| EXERCISE |
In the lines below, output everything from the first line through the line containing "import * as d3 from 'd3';" exactly as it is. Pictures are not part of the output.

::::

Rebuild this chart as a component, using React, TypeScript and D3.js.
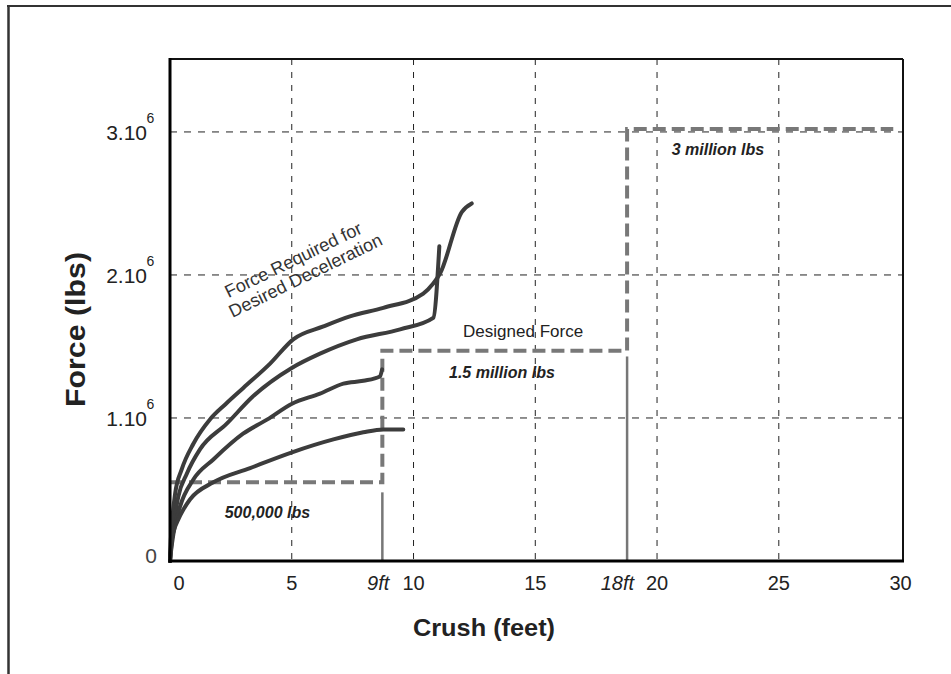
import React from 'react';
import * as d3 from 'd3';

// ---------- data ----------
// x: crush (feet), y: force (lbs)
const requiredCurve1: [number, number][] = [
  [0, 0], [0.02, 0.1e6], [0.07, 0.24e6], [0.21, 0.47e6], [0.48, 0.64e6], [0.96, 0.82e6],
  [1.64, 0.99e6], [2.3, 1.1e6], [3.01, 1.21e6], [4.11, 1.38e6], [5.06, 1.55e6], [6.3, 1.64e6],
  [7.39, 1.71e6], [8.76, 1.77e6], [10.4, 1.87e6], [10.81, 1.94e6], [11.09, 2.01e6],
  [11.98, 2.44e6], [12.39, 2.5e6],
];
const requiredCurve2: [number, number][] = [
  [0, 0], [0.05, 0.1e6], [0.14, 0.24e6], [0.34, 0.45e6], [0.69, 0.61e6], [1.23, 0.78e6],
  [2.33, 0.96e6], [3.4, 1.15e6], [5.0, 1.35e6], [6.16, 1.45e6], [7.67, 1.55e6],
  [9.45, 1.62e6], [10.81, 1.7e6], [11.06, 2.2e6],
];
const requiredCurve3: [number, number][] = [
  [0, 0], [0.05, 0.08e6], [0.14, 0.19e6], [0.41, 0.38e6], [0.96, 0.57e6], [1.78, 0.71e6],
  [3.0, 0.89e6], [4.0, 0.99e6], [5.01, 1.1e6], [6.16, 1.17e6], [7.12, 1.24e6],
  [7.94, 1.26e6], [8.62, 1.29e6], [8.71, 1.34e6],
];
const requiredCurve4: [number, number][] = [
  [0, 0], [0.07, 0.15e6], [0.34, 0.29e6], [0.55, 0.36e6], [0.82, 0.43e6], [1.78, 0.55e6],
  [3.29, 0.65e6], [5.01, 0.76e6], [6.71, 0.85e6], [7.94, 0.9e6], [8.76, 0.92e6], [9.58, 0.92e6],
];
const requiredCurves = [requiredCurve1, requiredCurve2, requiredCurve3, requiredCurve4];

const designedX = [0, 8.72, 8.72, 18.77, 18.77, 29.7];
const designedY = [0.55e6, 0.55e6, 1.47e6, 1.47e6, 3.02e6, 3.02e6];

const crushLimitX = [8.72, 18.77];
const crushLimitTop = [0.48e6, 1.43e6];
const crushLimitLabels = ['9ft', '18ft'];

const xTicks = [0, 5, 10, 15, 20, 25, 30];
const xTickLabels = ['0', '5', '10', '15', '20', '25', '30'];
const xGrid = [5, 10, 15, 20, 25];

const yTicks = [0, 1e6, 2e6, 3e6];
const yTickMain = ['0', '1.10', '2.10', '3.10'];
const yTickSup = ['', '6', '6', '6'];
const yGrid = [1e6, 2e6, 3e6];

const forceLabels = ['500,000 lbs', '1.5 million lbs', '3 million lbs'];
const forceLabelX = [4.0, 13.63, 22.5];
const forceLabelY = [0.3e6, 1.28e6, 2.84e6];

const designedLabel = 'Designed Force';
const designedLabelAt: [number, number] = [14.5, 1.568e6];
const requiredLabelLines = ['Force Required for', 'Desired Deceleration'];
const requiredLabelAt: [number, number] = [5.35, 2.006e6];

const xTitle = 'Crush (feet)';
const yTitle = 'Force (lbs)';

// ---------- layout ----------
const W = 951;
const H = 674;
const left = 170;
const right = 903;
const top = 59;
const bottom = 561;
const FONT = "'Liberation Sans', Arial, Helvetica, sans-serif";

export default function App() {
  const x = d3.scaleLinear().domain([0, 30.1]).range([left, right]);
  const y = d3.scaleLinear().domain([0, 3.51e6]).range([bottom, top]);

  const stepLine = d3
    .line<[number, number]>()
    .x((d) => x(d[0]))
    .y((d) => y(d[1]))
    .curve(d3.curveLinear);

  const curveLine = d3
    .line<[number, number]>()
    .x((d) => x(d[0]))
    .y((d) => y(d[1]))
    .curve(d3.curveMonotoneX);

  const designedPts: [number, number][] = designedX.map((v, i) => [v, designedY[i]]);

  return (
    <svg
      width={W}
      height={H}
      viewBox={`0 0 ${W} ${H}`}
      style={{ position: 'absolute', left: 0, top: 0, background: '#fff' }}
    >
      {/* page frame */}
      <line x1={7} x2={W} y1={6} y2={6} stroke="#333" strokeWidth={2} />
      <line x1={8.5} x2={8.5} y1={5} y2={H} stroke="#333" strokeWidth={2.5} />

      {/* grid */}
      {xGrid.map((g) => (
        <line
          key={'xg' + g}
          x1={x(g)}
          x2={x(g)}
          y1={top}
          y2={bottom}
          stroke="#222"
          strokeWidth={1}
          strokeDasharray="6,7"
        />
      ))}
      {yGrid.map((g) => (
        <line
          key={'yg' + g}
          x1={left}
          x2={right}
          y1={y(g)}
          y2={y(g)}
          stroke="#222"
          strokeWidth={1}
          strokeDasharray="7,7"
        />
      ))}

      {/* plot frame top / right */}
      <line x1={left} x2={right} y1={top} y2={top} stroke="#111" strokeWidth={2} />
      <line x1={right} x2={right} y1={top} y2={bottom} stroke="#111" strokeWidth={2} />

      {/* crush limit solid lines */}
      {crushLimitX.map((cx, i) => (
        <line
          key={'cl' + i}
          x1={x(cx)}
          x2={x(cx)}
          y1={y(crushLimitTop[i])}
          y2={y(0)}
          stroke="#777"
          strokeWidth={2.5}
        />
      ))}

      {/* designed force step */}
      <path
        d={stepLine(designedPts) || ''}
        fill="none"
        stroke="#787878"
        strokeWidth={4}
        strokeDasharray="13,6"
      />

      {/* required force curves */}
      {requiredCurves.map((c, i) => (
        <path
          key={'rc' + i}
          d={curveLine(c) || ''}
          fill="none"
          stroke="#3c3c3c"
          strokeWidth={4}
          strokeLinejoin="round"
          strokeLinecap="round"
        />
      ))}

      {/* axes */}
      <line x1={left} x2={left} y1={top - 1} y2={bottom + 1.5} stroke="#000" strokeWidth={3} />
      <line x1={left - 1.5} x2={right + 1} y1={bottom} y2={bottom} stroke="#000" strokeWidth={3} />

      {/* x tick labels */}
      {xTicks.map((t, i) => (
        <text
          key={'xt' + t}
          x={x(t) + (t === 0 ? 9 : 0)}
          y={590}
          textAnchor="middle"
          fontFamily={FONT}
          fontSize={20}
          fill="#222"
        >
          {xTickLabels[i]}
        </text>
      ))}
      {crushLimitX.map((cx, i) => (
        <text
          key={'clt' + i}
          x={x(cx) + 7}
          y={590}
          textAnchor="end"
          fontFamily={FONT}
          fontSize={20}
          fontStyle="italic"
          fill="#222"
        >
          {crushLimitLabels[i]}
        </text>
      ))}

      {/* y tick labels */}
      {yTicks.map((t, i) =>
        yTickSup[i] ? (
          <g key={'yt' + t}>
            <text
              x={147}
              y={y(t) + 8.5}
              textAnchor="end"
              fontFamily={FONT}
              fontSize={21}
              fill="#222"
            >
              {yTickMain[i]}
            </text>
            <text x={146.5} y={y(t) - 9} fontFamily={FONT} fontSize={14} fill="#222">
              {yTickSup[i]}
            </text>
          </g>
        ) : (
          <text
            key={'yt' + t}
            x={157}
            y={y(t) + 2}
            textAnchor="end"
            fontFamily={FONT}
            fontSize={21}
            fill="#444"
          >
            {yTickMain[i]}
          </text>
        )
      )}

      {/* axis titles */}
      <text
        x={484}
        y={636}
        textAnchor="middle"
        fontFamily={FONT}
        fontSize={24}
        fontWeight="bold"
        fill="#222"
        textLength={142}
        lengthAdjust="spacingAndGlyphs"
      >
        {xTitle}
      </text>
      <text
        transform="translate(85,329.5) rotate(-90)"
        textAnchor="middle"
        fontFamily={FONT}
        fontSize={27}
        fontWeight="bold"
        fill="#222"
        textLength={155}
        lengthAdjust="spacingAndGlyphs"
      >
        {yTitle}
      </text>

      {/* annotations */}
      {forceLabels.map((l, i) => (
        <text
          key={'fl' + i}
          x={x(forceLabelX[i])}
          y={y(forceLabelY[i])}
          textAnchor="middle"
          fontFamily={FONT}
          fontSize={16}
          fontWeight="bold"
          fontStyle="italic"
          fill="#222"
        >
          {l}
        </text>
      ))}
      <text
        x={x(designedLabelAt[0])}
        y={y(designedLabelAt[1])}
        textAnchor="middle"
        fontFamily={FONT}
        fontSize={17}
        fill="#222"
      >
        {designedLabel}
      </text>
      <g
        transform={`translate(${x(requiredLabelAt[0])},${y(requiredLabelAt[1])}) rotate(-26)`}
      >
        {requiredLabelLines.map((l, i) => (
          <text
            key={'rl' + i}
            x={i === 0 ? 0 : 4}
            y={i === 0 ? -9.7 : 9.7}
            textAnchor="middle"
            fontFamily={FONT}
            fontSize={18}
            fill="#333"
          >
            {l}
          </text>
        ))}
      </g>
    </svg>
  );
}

::::

| SOLVED PROBLEM |
Rebuild this chart as a component, using React, TypeScript and D3.js.
import React from 'react';
import * as d3 from 'd3';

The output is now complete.